Question

How do you graph the line that passes through (-1,5) perpendicular to the graph `5x-3y-3=0`?

Answer 1

`y=-3/5x+22/5` graph{-3/5x+22/5 [-10, 10, -5, 5]} #

Explanation:

First, get the equation into the form `y=mx+c`
`3y=5x-3`
`y=5/3x-1`

The gradient of the perpendicular line is the negative reciprocal of the original line.
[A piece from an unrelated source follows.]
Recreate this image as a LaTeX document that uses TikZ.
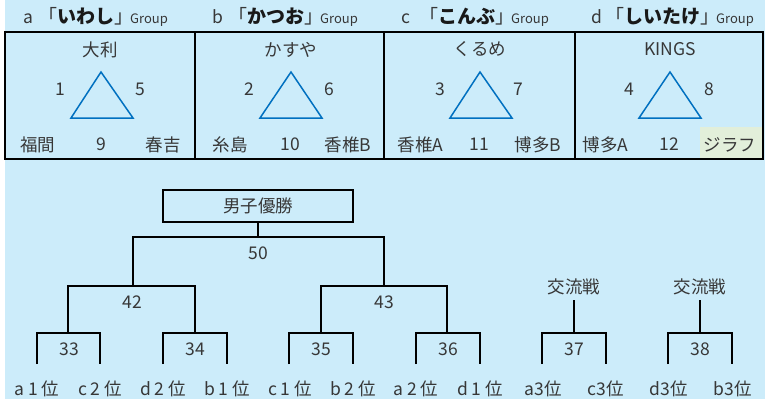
\documentclass[tikz,border=0pt]{standalone}
\usepackage{fontspec}
\setmainfont{Noto Sans CJK JP}
\newcommand{\grpword}{\hspace{-3.5pt}{\color{txtgray}\fontsize{13}{13}\selectfont\mdseries Group}}
\begin{document}
\begin{tikzpicture}[x=1pt,y=-1pt,
  txt/.style={inner sep=0pt,text=txtgray,font=\fontsize{17.5}{17.5}\selectfont},
  hdr/.style={inner sep=0pt,anchor=base,text=txtgray,font=\fontsize{17.5}{17.5}\selectfont},
  hdrk/.style={inner sep=0pt,anchor=base west,text=txtgray,font=\fontsize{19}{19}\selectfont},
  tri/.style={draw=triblue,line width=1.5pt,line join=miter},
  ln/.style={draw=black,line width=1.2pt},
  boxframe/.style={draw=black,line width=1.2pt}]
\definecolor{bgblue}{RGB}{204,236,250}
\definecolor{txtgray}{RGB}{55,55,55}
\definecolor{kanablack}{RGB}{25,25,25}
\definecolor{triblue}{RGB}{0,112,192}
\definecolor{lgreen}{RGB}{226,239,218}
\useasboundingbox (0,0) rectangle (766,399);
\fill[bgblue] (4.5,0) rectangle (764.5,399);
% headers
\node[hdr] (ha) at (28,23) {a};
\node[hdrk] (hak) at (38.5,23) {「{\color{kanablack}\bfseries いわし}」\grpword};
\node[hdr] (hb) at (218,23) {b};
\node[hdrk] (hbk) at (228.5,23) {「{\color{kanablack}\bfseries かつお}」\grpword};
\node[hdr] (hc) at (406,23) {c};
\node[hdrk] (hck) at (419.5,23) {「{\color{kanablack}\bfseries こんぶ}」\grpword};
\node[hdr] (hd) at (597,23) {d};
\node[hdrk] (hdk) at (605.5,23) {「{\color{kanablack}\bfseries しいたけ}」\grpword};
% green cell
\fill[lgreen] (700,127) rectangle (763,159);
% group boxes
\draw[boxframe] (5,32) rectangle (763,159);
\draw[boxframe] (195,32) -- (195,159);
\draw[boxframe] (384,32) -- (384,159);
\draw[boxframe] (575,32) -- (575,159);
% group a
\node[txt] (ta) at (100,49.5) {大利};
\draw[tri] (101,72) -- (133,118) -- (71,118) -- cycle;
\node[txt] (n1) at (60,89) {1};
\node[txt] (n5) at (140,89) {5};
\node[txt] (fk) at (37.5,144.5) {福間};
\node[txt] (n9) at (101,144.5) {9};
\node[txt] (hy) at (163,144.5) {春吉};
% group b
\node[txt] (tb) at (291,49.5) {かすや};
\draw[tri] (291,72) -- (322,118) -- (260,118) -- cycle;
\node[txt] (n2) at (249,89) {2};
\node[txt] (n6) at (329,89) {6};
\node[txt] (is) at (230,144.5) {糸島};
\node[txt] (n10) at (290,144.5) {10};
\node[txt] (kb) at (348,144.5) {香椎B};
% group c
\node[txt] (tc) at (480,49.5) {くるめ};
\draw[tri] (480,72) -- (512,118) -- (450,118) -- cycle;
\node[txt] (n3) at (440,89) {3};
\node[txt] (n7) at (518,89) {7};
\node[txt] (ka) at (420.5,144.5) {香椎A};
\node[txt] (n11) at (479,144.5) {11};
\node[txt] (hkb) at (538,144.5) {博多B};
% group d
\node[txt] (td) at (670,49.5) {KINGS};
\draw[tri] (670,72) -- (701,118) -- (639,118) -- cycle;
\node[txt] (n4) at (629,89) {4};
\node[txt] (n8) at (709,89) {8};
\node[txt] (hka) at (605.5,144.5) {博多A};
\node[txt] (n12) at (669,144.5) {12};
\node[txt] (jr) at (730,144.5) {ジラフ};
% final box
\node[draw=black,line width=1.2pt,minimum width=190pt,minimum height=32pt,inner sep=0pt,text=txtgray,font=\fontsize{17.5}{17.5}\selectfont] (win) at (258,206) {男子優勝};
% match numbers
\node[txt] (m50) at (258,253) {50};
\node[txt] (m42) at (132,302) {42};
\node[txt] (m43) at (384,302) {43};
\node[txt] (m33) at (69,349) {33};
\node[txt] (m34) at (195,349) {34};
\node[txt] (m35) at (321,349) {35};
\node[txt] (m36) at (448,349) {36};
\node[txt] (m37) at (574,349) {37};
\node[txt] (m38) at (700,349) {38};
\node[txt] (k1) at (574,286.5) {交流戦};
\node[txt] (k2) at (700,286.5) {交流戦};
% bottom labels
\node[txt] (l1) at (37,388.5) {a 1 位};
\node[txt] (l2) at (100,388.5) {c 2 位};
\node[txt] (l3) at (163,388.5) {d 2 位};
\node[txt] (l4) at (227,388.5) {b 1 位};
\node[txt] (l5) at (290,388.5) {c 1 位};
\node[txt] (l6) at (353,388.5) {b 2 位};
\node[txt] (l7) at (416,388.5) {a 2 位};
\node[txt] (l8) at (480,388.5) {d 1 位};
\node[txt] (l9) at (543,388.5) {a3位};
\node[txt] (l10) at (606,388.5) {c3位};
\node[txt] (l11) at (669,388.5) {d3位};
\node[txt] (l12) at (733,388.5) {b3位};
% tree coordinates
\coordinate (j50) at (258,237);
\coordinate (j42) at (133,286);
\coordinate (j43) at (384,286);
% tree lines
\draw[ln] (win.south) -- (j50);
\draw[ln] (j42) |- (j50) -| (j43);
\draw[ln] (68,333) |- (195,286) -- (195,333);
\draw[ln] (321,333) |- (447,286) -- (447,333);
\draw[ln] (37,364) |- (100,333) -- (100,364);
\draw[ln] (163,364) |- (227,333) -- (227,364);
\draw[ln] (289,364) |- (353,333) -- (353,364);
\draw[ln] (416,364) |- (480,333) -- (480,364);
\draw[ln] (542,364) |- (606,333) -- (606,364);
\draw[ln] (668,364) |- (732,333) -- (732,364);
\draw[ln] (574,300) -- (574,333);
\draw[ln] (700,300) -- (700,333);
\end{tikzpicture}
\end{document}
The gradient of the original line is `5/3`, so the gradient of the perpendicular line is `-3/5`

Put this into the equation `y=mx+c`

`y=-3/5x+c`

To find `c`, plug in values (given by the coordinates in the question) and solve

`5=-3/5(-1)+c`
`5=3/5+c`
`c=22/5`

The equation of the line is `y=-3/5x+22/5`

Now for graphing.
You know the line passes through the point `(-1,5)`. Plot this point.
You know that the y-intercept is `(0,22/5)`. Plot this point.
The gradient of the line is `-3/5`, meaning that for every 3 down you go, you go 5 to the right. Starting from either of the points you've already plotted, go 3 down and 5 to the right. Plot this point.
Now you have 3 points, join them together and extend the line.